Ortada iki ırk var: “Crosses” (bizim “siyah” dediğimiz koyu renkli insanlar), daha fazla paraya ve iyi işlere sahip, farklı ve daha iyi okullarda okuyan üstün ırk. “Noughts” (bizim “beyaz” dediğimiz açık renkli insanlar), toplumun en yoksul kesimlerini oluşturan, ağır işlerde çalışan ya da Crosses’a hizmet eden, eğer varsa bile kötü okullarda okuyan 2. sınıf ırk.

Hikayenin ana kahramanları Sephy ve Callum.

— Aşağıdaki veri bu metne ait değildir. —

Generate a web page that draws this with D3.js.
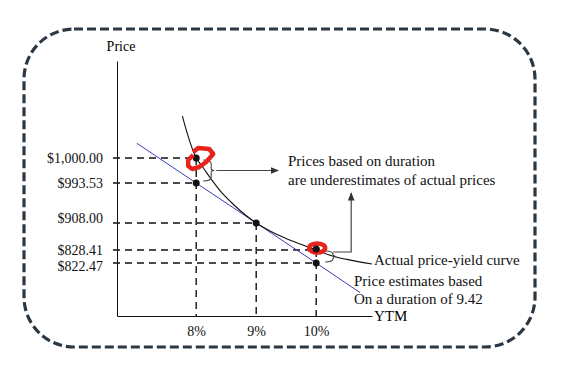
<!DOCTYPE html>
<html>
<head>
<meta charset="utf-8">
<script src="https://cdn.jsdelivr.net/npm/d3@7"></script>
<style>
  body { margin: 0; background: #fff; }
  svg { display: block; font-family: "Liberation Serif", "Times New Roman", serif; }
  .axis text { font-size: 14px; fill: #111; font-family: "Liberation Serif", serif; }
  .axis path, .axis line { stroke: #111; }
</style>
</head>
<body>
<svg></svg>
<script>
var width = 572;
var height = 366;

// yield ticks (%) and price ticks ($)
var ytmTicks = [8, 9, 10];
var ytmLabels = ['8%', '9%', '10%'];
var priceTicks = [1000, 993.53, 908, 828.41, 822.47];
var priceLabels = ['$1,000.00', '$993.53', '$908.00', '$828.41', '$822.47'];

// actual price-yield curve
var curveYtm   = [7.77, 7.85, 7.93, 8.00, 8.12, 8.27, 8.43, 8.63, 8.82, 9.00, 9.23, 9.48, 9.73, 10.00, 10.27, 10.57, 10.93];
var curvePrice = [1010.8, 1006.4, 1002.6, 1000, 997.4, 994.1, 972.2, 946.5, 925.1, 908, 884.4, 863.8, 846.1, 828.41, 825.7, 823.8, 822.0];

// duration (tangent) line
var tangentYtm   = [7.01, 8, 9, 10, 10.73];
var tangentPrice = [1003.8, 993.53, 908, 822.47, 808.8];

// marked points
var dotYtm   = [8, 8, 9, 10, 10];
var dotPrice = [1000, 993.53, 908, 828.41, 822.47];

// axis extents
var ytmMin = 6.68, ytmMax = 10.93;
var priceTop = 1025, priceBottom = 798;

var svg = d3.select('svg')
  .attr('width', width)
  .attr('height', height);

// dashed rounded frame
svg.append('rect')
  .attr('x', 24).attr('y', 29)
  .attr('width', 511).attr('height', 318)
  .attr('rx', 50).attr('ry', 50)
  .attr('fill', 'none')
  .attr('stroke', '#2b3844')
  .attr('stroke-width', 3.2)
  .attr('stroke-dasharray', '9,4');

var xScale = d3.scaleLinear()
  .domain([ytmMin, ytmMax])
  .range([117, 372]);

// schematic (not to scale) price axis: piecewise linear
var yScale = d3.scaleLinear()
  .domain([priceTop].concat(priceTicks, [priceBottom]))
  .range([61, 158, 183, 223, 250, 263, 316]);

var axisY = yScale(priceBottom);
var axisX = xScale(ytmMin);

// dashed guide lines
var dash = '7,5';
var guides = svg.append('g')
  .attr('stroke', '#111')
  .attr('stroke-width', 1.4)
  .attr('stroke-dasharray', dash);

var guideYtm = [8, 8, 9, 10, 10];
priceTicks.forEach(function(p, i){
  guides.append('line')
    .attr('x1', axisX - 4).attr('x2', xScale(guideYtm[i]))
    .attr('y1', yScale(p)).attr('y2', yScale(p));
});
[[8, 1000], [9, 908], [10, 828.41]].forEach(function(d){
  guides.append('line')
    .attr('x1', xScale(d[0])).attr('x2', xScale(d[0]))
    .attr('y1', yScale(d[1])).attr('y2', axisY);
});

// axes
var xAxis = svg.append('g')
  .classed('axis xAxis', true)
  .attr('transform', `translate(0, ${axisY})`)
  .call(d3.axisBottom(xScale)
    .tickValues(ytmTicks)
    .tickSize(0)
    .tickPadding(10)
    .tickFormat(function(d, i){ return ytmLabels[i]; }));

var yAxis = svg.append('g')
  .classed('axis yAxis', true)
  .attr('transform', `translate(${axisX}, 0)`)
  .call(d3.axisLeft(yScale)
    .tickValues(priceTicks)
    .tickSize(0)
    .tickSizeOuter(0)
    .tickPadding(14)
    .tickFormat(function(d, i){ return priceLabels[i]; }));

// nudge two labels like the original
yAxis.selectAll('.tick text')
  .attr('dy', function(d){ return d === 908 ? '-0.05em' : d === 822.47 ? '0.55em' : '0.32em'; });

svg.append('text')
  .attr('x', axisX + 4).attr('y', 51)
  .attr('text-anchor', 'middle')
  .style('font-size', '14px')
  .text('Price');

svg.append('text')
  .attr('x', xScale(ytmMax) + 2).attr('y', axisY + 5)
  .style('font-size', '15px')
  .text('YTM');

// tangent line
var tangent = tangentYtm.map(function(d, i){ return [d, tangentPrice[i]]; });
svg.append('path')
  .datum(tangent)
  .attr('fill', 'none')
  .attr('stroke', '#3a3ab8')
  .attr('stroke-width', 1)
  .attr('d', d3.line()
    .x(function(d){ return xScale(d[0]); })
    .y(function(d){ return yScale(d[1]); }));

// actual curve
var curve = curveYtm.map(function(d, i){ return [d, curvePrice[i]]; });
svg.append('path')
  .datum(curve)
  .attr('fill', 'none')
  .attr('stroke', '#111')
  .attr('stroke-width', 1.1)
  .attr('d', d3.line()
    .curve(d3.curveCatmullRom)
    .x(function(d){ return xScale(d[0]); })
    .y(function(d){ return yScale(d[1]); }));

// braces and arrows
var defs = svg.append('defs');
defs.append('marker')
  .attr('id', 'head')
  .attr('viewBox', '0 0 10 10')
  .attr('refX', 9).attr('refY', 5)
  .attr('markerWidth', 7).attr('markerHeight', 7)
  .attr('orient', 'auto')
  .append('path')
    .attr('d', 'M0,1 L10,5 L0,9 Z')
    .attr('fill', '#333');

function brace(x, top, bot){
  var mid = (top + bot) / 2;
  return `M${x},${top} Q${x + 8},${top} ${x + 8},${top + 4} L${x + 8},${mid - 2} Q${x + 8},${mid} ${x + 11},${mid}` +
         ` Q${x + 8},${mid} ${x + 8},${mid + 2} L${x + 8},${bot - 4} Q${x + 8},${bot} ${x},${bot}`;
}

var x8 = xScale(8), x10 = xScale(10);
var b1Top = yScale(1000) + 2, b1Bot = yScale(993.53) - 2;
svg.append('path')
  .attr('d', brace(x8 + 7, b1Top, b1Bot))
  .attr('fill', 'none').attr('stroke', '#444').attr('stroke-width', 1.1);
svg.append('line')
  .attr('x1', x8 + 20).attr('x2', x8 + 82)
  .attr('y1', (b1Top + b1Bot) / 2).attr('y2', (b1Top + b1Bot) / 2)
  .attr('stroke', '#444').attr('stroke-width', 1.2)
  .attr('marker-end', 'url(#head)');

var b2Top = yScale(828.41) + 1, b2Bot = yScale(822.47) - 1;
svg.append('path')
  .attr('d', brace(x10 + 9, b2Top, b2Bot))
  .attr('fill', 'none').attr('stroke', '#444').attr('stroke-width', 1.1);
svg.append('path')
  .attr('d', `M${x10 + 17},${b2Top + 1} L${x10 + 35},${b2Top + 1} L${x10 + 35},${yScale(1000) + 35}`)
  .attr('fill', 'none').attr('stroke', '#444').attr('stroke-width', 1.2)
  .attr('marker-end', 'url(#head)');

// dots
svg.selectAll('circle.dot')
  .data(dotYtm)
  .enter()
  .append('circle')
    .attr('class', 'dot')
    .attr('cx', function(d){ return xScale(d); })
    .attr('cy', function(d, i){ return yScale(dotPrice[i]); })
    .attr('r', 3.5)
    .attr('fill', '#111');

// red hand-drawn marks
var px = xScale(8), py = yScale(1000);
svg.append('path')
  .attr('d', `M${px - 3},${py - 6} L${px + 2},${py - 10} L${px + 13},${py - 9} L${px + 17},${py - 4} L${px + 10},${py + 4}` +
             ` L${px + 3},${py + 9} L${px - 4},${py + 11} L${px - 8},${py + 8} L${px - 8},${py + 2} L${px - 3},${py - 3}`)
  .attr('fill', 'none')
  .attr('stroke', '#e8221c')
  .attr('stroke-width', 4.5)
  .attr('stroke-linejoin', 'round');

svg.append('ellipse')
  .attr('cx', xScale(10) + 1).attr('cy', yScale(828.41) - 2)
  .attr('rx', 8).attr('ry', 4.5)
  .attr('fill', 'none')
  .attr('stroke', '#e8221c')
  .attr('stroke-width', 4.5);
svg.append('circle')
  .attr('cx', xScale(10)).attr('cy', yScale(828.41) - 1)
  .attr('r', 3.5).attr('fill', '#111');

// annotation text
var notes = svg.append('g').style('font-size', '15px').attr('fill', '#111');
notes.append('text').attr('x', 288).attr('y', 166).text('Prices based on duration');
notes.append('text').attr('x', 288).attr('y', 185).text('are underestimates of actual prices');
notes.append('text').attr('x', 374).attr('y', 265).text('Actual price-yield curve');
notes.append('text').attr('x', 354).attr('y', 286).text('Price estimates based');
notes.append('text').attr('x', 354).attr('y', 304).text('On a duration of 9.42');
</script>
</body>
</html>
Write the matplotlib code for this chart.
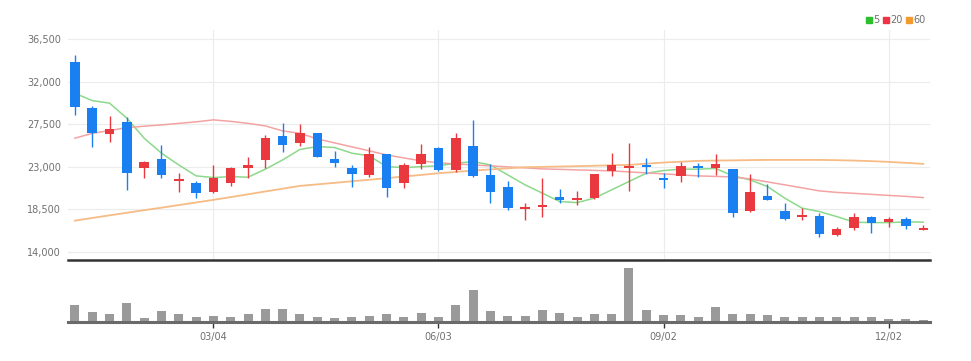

Sephy Hadley (Masali Baduza), siyah egemen sınıfın üyesi, bir “Cross”. Zengin politikacı, sonradan daha önemli bir makama yükselecek olan İçişleri Bakanı Kamal Hadley’in (Paterson Joseph) kızı. Callum McGregor (Jack Rowan), alt sınıfın beyaz bir üyesi, bir “nought”. Sephy’nin annesi Jasmine’in (Bonnie Mbuli), Callum’un annesi Meggie McGregor’ı (Helen Baxendale) dadı olarak kullandığından beri, yani çocukluk zamanlarından beri arkadaşlar. Toplum ırklararası dostluğu hoş görmediğinden dolayı arkadaşlıkları gizlidir. Ancak ilişkileri geliştikçe daha da karmaşık bir hal alıyor.

Arka planda ön yargı, kuşku ve sokaklardaki güçlü isyana karşı, Sephy ve Callum arasında tutkulu bir romantizm oluşuyor ve bu, ikisini de korkunç bir tehlikeye sokuyor. Güç ve ön yargılarla ayrılmış, ancak sonsuza kadar kaderle dolaşmış iki ailenin hikayesini izleyeceğiz.